BRIEF:
Would you copy out the whole listing exactly as given?

### PROVIDED DATA

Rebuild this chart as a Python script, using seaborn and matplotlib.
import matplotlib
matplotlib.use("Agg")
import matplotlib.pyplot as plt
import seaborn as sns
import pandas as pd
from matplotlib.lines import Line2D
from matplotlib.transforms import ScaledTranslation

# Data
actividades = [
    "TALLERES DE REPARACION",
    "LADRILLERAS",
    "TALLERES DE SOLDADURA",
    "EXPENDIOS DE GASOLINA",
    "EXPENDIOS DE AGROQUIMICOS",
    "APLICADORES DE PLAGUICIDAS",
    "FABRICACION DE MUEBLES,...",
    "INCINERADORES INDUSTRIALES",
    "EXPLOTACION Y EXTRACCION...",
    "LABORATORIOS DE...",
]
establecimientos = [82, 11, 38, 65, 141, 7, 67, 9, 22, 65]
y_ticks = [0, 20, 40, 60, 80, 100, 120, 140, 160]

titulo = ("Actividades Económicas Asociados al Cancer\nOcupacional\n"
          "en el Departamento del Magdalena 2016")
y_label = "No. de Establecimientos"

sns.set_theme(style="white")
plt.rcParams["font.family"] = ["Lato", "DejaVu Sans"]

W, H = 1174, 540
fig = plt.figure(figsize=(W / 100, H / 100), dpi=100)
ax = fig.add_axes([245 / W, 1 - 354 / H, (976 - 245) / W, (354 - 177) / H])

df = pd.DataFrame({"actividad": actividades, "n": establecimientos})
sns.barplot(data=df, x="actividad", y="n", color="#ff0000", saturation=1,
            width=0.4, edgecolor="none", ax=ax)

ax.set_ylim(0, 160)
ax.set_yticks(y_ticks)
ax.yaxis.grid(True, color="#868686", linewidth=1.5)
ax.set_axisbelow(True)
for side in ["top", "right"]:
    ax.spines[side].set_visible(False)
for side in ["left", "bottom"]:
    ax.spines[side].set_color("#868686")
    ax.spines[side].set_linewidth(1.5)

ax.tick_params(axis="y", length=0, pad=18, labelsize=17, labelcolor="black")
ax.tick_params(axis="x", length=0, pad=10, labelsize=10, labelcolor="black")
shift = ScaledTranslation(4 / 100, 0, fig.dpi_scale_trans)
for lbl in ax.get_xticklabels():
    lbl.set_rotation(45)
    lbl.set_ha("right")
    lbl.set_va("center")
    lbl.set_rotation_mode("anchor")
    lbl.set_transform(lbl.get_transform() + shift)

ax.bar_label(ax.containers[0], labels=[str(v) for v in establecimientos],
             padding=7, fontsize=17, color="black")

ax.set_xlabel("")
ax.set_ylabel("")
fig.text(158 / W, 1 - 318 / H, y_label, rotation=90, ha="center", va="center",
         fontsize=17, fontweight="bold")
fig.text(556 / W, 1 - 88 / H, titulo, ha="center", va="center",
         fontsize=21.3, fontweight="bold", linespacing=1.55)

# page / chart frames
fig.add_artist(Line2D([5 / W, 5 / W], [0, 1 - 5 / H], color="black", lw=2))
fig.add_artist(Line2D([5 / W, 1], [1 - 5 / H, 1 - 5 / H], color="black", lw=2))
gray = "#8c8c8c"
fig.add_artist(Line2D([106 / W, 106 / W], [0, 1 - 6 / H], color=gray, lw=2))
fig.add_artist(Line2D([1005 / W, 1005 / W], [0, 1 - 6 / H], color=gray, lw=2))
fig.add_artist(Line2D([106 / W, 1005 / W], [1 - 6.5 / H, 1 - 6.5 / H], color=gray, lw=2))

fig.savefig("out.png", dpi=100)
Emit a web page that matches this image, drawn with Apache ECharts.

######

OUTPUT BELOW:
Rebuild this chart as a Python script, using seaborn and matplotlib.
import matplotlib
matplotlib.use("Agg")
import matplotlib.pyplot as plt
import seaborn as sns
import pandas as pd
from matplotlib.lines import Line2D
from matplotlib.transforms import ScaledTranslation

# Data
actividades = [
    "TALLERES DE REPARACION",
    "LADRILLERAS",
    "TALLERES DE SOLDADURA",
    "EXPENDIOS DE GASOLINA",
    "EXPENDIOS DE AGROQUIMICOS",
    "APLICADORES DE PLAGUICIDAS",
    "FABRICACION DE MUEBLES,...",
    "INCINERADORES INDUSTRIALES",
    "EXPLOTACION Y EXTRACCION...",
    "LABORATORIOS DE...",
]
establecimientos = [82, 11, 38, 65, 141, 7, 67, 9, 22, 65]
y_ticks = [0, 20, 40, 60, 80, 100, 120, 140, 160]

titulo = ("Actividades Económicas Asociados al Cancer\nOcupacional\n"
          "en el Departamento del Magdalena 2016")
y_label = "No. de Establecimientos"

sns.set_theme(style="white")
plt.rcParams["font.family"] = ["Lato", "DejaVu Sans"]

W, H = 1174, 540
fig = plt.figure(figsize=(W / 100, H / 100), dpi=100)
ax = fig.add_axes([245 / W, 1 - 354 / H, (976 - 245) / W, (354 - 177) / H])

df = pd.DataFrame({"actividad": actividades, "n": establecimientos})
sns.barplot(data=df, x="actividad", y="n", color="#ff0000", saturation=1,
            width=0.4, edgecolor="none", ax=ax)

ax.set_ylim(0, 160)
ax.set_yticks(y_ticks)
ax.yaxis.grid(True, color="#868686", linewidth=1.5)
ax.set_axisbelow(True)
for side in ["top", "right"]:
    ax.spines[side].set_visible(False)
for side in ["left", "bottom"]:
    ax.spines[side].set_color("#868686")
    ax.spines[side].set_linewidth(1.5)

ax.tick_params(axis="y", length=0, pad=18, labelsize=17, labelcolor="black")
ax.tick_params(axis="x", length=0, pad=10, labelsize=10, labelcolor="black")
shift = ScaledTranslation(4 / 100, 0, fig.dpi_scale_trans)
for lbl in ax.get_xticklabels():
    lbl.set_rotation(45)
    lbl.set_ha("right")
    lbl.set_va("center")
    lbl.set_rotation_mode("anchor")
    lbl.set_transform(lbl.get_transform() + shift)

ax.bar_label(ax.containers[0], labels=[str(v) for v in establecimientos],
             padding=7, fontsize=17, color="black")

ax.set_xlabel("")
ax.set_ylabel("")
fig.text(158 / W, 1 - 318 / H, y_label, rotation=90, ha="center", va="center",
         fontsize=17, fontweight="bold")
fig.text(556 / W, 1 - 88 / H, titulo, ha="center", va="center",
         fontsize=21.3, fontweight="bold", linespacing=1.55)

# page / chart frames
fig.add_artist(Line2D([5 / W, 5 / W], [0, 1 - 5 / H], color="black", lw=2))
fig.add_artist(Line2D([5 / W, 1], [1 - 5 / H, 1 - 5 / H], color="black", lw=2))
gray = "#8c8c8c"
fig.add_artist(Line2D([106 / W, 106 / W], [0, 1 - 6 / H], color=gray, lw=2))
fig.add_artist(Line2D([1005 / W, 1005 / W], [0, 1 - 6 / H], color=gray, lw=2))
fig.add_artist(Line2D([106 / W, 1005 / W], [1 - 6.5 / H, 1 - 6.5 / H], color=gray, lw=2))

fig.savefig("out.png", dpi=100)
Emit a web page that matches this image, drawn with Apache ECharts.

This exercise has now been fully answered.